[WHAT YOU WILL DO]
Exactly the lines between the line containing "Recreate this image" and the line containing "(blk) at (205,-366.5)", together with those two lines, are to be output.

[Charts and diagrams as code]
------------------------------

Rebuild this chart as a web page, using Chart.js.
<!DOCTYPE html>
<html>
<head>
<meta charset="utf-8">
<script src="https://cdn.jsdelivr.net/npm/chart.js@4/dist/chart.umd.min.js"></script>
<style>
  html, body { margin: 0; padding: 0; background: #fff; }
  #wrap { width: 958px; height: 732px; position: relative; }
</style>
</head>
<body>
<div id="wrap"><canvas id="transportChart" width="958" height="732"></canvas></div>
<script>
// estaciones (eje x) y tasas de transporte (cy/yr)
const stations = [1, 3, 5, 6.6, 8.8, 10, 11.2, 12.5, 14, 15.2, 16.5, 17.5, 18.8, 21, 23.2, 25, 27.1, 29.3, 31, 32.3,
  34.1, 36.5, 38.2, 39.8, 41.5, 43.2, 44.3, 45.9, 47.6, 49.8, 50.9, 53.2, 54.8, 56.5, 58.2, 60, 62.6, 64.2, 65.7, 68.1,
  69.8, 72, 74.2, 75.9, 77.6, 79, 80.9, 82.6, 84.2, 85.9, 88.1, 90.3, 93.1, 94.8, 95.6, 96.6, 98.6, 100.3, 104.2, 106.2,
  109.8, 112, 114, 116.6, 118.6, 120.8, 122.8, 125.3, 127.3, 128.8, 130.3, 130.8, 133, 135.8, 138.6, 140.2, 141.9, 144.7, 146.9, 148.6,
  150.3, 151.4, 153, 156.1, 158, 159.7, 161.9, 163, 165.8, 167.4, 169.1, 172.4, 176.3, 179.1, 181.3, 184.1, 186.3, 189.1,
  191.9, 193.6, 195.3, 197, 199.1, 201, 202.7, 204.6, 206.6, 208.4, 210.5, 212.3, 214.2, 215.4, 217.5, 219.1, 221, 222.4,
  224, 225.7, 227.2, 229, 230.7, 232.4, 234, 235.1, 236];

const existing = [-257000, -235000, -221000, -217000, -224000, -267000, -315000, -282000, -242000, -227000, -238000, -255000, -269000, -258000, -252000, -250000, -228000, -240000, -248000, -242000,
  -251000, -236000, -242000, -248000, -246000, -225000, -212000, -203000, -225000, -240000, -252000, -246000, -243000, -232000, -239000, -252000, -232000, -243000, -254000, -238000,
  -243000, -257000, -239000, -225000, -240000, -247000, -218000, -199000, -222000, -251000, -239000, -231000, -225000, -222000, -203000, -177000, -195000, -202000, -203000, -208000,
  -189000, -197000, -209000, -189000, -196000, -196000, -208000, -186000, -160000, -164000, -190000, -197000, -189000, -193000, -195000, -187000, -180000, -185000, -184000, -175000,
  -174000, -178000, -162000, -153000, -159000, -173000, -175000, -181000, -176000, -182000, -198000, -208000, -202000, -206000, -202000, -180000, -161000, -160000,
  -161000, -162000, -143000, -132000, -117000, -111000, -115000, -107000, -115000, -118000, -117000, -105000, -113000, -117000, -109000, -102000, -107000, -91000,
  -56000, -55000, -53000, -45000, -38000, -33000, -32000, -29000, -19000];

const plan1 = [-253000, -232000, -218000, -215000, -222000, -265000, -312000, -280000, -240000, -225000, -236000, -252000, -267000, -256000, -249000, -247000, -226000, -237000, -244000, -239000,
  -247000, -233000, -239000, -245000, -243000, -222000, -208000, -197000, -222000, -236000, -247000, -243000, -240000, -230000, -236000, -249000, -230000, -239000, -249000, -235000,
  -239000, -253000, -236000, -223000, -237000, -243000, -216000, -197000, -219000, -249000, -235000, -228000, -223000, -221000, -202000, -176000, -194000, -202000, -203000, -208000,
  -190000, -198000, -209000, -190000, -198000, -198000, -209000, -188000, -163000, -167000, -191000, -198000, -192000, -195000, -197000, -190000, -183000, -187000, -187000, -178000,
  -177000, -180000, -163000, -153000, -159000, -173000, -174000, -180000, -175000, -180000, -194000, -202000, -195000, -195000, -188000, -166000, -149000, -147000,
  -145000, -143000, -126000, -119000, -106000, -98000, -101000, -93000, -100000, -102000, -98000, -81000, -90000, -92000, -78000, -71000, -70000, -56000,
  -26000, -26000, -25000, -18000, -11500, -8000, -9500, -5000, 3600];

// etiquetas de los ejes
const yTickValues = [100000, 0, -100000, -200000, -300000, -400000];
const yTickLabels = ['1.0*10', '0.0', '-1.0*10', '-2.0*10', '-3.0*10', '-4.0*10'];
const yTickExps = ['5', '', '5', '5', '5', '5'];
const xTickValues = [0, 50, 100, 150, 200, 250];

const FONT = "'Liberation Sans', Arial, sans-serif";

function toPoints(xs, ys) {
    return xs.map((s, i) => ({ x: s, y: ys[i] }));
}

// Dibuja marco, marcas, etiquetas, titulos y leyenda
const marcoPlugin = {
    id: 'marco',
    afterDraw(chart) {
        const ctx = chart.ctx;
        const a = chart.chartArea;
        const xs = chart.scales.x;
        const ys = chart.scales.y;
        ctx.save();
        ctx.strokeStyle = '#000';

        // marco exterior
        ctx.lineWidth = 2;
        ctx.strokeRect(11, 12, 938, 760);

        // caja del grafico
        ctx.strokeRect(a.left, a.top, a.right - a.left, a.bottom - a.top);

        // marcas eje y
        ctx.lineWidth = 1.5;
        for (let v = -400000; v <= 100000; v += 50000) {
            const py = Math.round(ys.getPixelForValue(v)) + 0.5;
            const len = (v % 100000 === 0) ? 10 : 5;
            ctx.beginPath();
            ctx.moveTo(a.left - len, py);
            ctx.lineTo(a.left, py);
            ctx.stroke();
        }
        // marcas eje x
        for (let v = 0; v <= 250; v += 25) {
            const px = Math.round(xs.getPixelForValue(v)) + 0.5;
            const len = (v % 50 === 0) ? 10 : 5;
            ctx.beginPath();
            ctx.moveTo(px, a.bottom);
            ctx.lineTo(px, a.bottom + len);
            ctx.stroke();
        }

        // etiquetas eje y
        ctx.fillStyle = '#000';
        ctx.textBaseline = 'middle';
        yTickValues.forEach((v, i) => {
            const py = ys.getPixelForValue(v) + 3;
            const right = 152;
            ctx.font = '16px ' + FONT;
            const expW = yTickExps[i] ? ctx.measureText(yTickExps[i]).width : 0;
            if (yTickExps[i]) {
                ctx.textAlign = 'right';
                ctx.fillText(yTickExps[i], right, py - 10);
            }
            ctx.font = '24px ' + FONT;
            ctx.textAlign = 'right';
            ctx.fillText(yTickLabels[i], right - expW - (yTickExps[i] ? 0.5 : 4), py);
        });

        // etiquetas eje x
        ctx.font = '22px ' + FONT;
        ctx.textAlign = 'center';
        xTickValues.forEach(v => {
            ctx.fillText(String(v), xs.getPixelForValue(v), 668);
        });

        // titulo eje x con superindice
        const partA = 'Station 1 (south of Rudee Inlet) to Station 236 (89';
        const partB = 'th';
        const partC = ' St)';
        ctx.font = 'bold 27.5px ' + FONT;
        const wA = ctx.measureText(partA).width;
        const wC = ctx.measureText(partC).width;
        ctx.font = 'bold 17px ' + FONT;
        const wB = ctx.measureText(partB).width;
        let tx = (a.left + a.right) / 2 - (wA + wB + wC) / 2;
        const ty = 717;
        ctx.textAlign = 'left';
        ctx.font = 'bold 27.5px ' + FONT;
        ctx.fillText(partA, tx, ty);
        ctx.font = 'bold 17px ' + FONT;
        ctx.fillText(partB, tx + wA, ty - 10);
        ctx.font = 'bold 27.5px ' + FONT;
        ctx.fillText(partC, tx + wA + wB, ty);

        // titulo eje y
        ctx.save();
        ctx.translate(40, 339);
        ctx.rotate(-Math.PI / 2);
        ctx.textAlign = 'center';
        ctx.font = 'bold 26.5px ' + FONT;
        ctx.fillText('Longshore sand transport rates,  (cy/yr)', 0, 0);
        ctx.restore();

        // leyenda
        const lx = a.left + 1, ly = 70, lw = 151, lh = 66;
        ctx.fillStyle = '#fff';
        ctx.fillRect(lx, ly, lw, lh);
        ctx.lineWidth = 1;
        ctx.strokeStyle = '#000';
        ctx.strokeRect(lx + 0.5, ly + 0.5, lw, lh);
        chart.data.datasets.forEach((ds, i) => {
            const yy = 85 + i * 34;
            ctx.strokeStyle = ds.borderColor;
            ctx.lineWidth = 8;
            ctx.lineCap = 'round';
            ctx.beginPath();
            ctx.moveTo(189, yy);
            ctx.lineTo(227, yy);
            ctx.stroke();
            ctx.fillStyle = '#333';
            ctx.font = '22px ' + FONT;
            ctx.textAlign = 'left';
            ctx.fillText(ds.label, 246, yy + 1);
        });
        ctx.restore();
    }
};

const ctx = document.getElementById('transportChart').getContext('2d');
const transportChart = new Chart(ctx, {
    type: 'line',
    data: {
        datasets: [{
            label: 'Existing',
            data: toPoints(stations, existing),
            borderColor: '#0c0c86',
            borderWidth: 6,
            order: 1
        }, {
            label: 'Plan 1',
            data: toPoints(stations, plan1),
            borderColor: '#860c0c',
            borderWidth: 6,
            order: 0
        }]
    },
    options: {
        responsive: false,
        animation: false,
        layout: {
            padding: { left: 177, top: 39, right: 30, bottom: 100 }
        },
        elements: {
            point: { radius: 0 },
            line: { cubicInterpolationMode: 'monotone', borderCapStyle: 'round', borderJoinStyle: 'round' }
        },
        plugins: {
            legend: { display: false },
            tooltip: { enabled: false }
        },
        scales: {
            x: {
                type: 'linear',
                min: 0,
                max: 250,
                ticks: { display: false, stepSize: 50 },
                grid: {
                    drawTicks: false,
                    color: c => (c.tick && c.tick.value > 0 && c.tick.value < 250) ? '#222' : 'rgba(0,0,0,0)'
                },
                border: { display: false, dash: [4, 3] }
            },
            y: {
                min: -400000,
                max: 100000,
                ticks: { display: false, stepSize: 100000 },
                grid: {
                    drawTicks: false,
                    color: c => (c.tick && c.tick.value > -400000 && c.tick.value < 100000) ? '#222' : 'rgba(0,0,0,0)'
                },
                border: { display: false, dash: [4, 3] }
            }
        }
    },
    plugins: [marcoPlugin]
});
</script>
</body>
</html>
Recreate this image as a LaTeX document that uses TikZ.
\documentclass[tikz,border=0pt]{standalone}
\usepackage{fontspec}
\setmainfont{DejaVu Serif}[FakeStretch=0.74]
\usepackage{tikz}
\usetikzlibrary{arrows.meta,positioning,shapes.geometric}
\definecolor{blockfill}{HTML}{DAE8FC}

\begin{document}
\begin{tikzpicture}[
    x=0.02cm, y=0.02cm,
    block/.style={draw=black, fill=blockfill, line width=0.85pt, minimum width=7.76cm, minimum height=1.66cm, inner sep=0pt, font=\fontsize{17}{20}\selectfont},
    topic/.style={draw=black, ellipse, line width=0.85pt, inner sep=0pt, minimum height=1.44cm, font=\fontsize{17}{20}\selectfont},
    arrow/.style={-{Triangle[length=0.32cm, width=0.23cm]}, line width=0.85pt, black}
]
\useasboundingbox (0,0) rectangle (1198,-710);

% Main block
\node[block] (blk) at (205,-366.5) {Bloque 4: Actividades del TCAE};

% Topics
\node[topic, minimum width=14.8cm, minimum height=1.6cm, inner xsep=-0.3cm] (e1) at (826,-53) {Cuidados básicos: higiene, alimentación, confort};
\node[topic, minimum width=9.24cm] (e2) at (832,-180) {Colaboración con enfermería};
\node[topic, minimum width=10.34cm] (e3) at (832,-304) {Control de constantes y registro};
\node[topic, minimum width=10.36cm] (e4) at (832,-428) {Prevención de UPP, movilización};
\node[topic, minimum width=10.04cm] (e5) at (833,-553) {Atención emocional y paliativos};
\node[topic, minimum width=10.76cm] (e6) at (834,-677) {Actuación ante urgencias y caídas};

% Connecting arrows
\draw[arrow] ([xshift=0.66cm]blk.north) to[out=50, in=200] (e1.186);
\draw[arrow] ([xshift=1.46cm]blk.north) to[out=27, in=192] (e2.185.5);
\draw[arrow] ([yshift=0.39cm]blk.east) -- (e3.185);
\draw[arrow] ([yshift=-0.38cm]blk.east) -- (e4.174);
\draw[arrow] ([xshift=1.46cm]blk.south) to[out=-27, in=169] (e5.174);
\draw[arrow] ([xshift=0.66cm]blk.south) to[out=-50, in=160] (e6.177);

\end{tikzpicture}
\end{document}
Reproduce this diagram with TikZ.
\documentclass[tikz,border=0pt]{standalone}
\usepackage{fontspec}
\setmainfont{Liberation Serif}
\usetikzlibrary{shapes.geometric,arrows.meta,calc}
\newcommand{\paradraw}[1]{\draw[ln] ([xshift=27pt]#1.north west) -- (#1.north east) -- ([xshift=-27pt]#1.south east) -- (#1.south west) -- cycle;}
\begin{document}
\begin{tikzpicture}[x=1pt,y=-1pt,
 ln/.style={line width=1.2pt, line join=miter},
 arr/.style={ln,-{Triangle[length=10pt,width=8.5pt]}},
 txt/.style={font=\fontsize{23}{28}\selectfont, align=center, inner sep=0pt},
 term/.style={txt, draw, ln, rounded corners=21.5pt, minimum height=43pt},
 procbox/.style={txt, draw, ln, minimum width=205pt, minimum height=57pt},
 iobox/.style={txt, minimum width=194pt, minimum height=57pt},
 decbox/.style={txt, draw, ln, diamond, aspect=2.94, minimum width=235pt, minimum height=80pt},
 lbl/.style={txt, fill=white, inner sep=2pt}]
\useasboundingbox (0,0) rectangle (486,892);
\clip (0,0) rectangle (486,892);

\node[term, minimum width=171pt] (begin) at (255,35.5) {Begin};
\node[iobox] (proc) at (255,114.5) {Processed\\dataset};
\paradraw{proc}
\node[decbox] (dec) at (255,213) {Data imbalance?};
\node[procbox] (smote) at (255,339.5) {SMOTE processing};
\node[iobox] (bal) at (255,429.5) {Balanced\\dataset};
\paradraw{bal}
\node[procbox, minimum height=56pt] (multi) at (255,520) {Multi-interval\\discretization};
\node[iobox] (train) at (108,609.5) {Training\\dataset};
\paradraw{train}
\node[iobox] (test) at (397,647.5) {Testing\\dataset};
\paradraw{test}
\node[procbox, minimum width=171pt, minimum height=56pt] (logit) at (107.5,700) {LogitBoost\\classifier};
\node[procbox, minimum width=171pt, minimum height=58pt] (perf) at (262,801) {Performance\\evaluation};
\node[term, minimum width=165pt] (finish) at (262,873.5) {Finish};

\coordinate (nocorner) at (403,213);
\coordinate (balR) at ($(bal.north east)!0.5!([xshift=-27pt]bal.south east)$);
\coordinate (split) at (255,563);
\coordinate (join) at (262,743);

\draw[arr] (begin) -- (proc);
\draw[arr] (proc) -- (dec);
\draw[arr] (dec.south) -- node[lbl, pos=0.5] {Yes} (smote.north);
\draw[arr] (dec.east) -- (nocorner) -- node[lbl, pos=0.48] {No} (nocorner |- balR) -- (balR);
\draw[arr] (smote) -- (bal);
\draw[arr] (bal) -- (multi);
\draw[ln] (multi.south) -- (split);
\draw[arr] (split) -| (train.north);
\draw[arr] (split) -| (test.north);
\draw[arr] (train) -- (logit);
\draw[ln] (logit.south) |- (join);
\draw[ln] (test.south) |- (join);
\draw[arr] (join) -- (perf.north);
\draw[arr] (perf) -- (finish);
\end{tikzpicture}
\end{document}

------------------------------

[RESULT OF THE EXERCISE]
Recreate this image as a LaTeX document that uses TikZ.
\documentclass[tikz,border=0pt]{standalone}
\usepackage{fontspec}
\setmainfont{DejaVu Serif}[FakeStretch=0.74]
\usepackage{tikz}
\usetikzlibrary{arrows.meta,positioning,shapes.geometric}
\definecolor{blockfill}{HTML}{DAE8FC}

\begin{document}
\begin{tikzpicture}[
    x=0.02cm, y=0.02cm,
    block/.style={draw=black, fill=blockfill, line width=0.85pt, minimum width=7.76cm, minimum height=1.66cm, inner sep=0pt, font=\fontsize{17}{20}\selectfont},
    topic/.style={draw=black, ellipse, line width=0.85pt, inner sep=0pt, minimum height=1.44cm, font=\fontsize{17}{20}\selectfont},
    arrow/.style={-{Triangle[length=0.32cm, width=0.23cm]}, line width=0.85pt, black}
]
\useasboundingbox (0,0) rectangle (1198,-710);

% Main block
\node[block] (blk) at (205,-366.5) {Bloque 4: Actividades del TCAE};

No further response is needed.